Spector: Well, they have the opportunity to make changes. And one of the things that identifies all successful mom and pop stores is the ability to adapt to change. People have been writing the obituary for the mom and pop store for more than a century. I cited an article from the New York Times from 1904, essentially saying the same thing. But they’ve always been able to deal with shopping malls and chain stores and big box stores. But you look around you, they are everywhere. They’re immigrants who decided to open up a business, because it’s a labor-intensive business, it helps to employ lots of family members, or it’s people who have dropped out of the corporate world and decided that rather than trading hedge funds, they’d rather use grandma’s cupcake recipe and open up a little cupcake shop and do their own thing.
Just to give you a quick example: I interviewed the woman who owns my local coffee shop, it’s called “Hotwire Online Coffeehouse” in Seattle. Lora Lewis, the owner, used to be in the insurance business; she was an executive. And I said, “Lora, opening up a coffeehouse in Seattle is not exactly the most revolutionary idea that I’ve ever heard.”
Vigeland: When there’s one every half-block already.

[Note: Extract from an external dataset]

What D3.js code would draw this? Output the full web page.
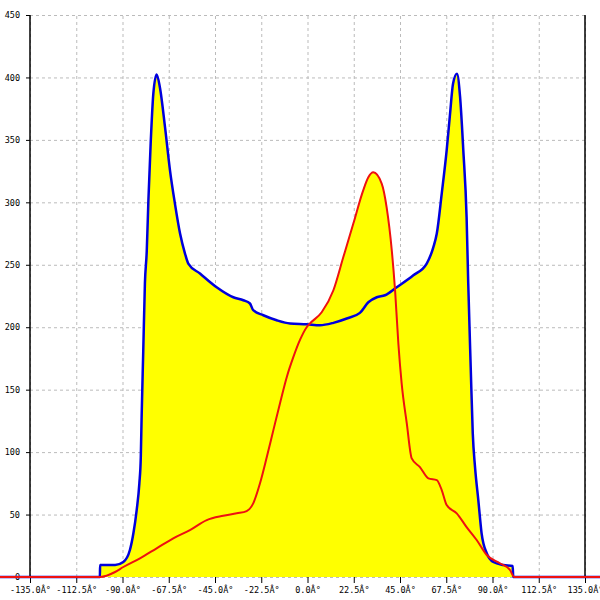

Spector: That’s right, that’s right. And she said, “That’s right, but I did my due diligence and I looked at the neighborhood and the market and I thought that a coffeehouse with my interpretation could work.” And it in fact does, and I end the book at Hotwire Coffee, and I even took my author photo outside of Hotwire Coffee. Because, not only does she serve good coffee, but she’s a community representative and just bringing people together and that’s what makes her particular vision a success for her community, for our community.
Vigeland: Robert Spector is the author of “The Mom & Pop Store: How the Unsung Heroes of the American Economy Are Surviving and Thriving.” Thanks so much for sharing your story with us today.
Spector: Thanks a lot, Tess. I appreciate it.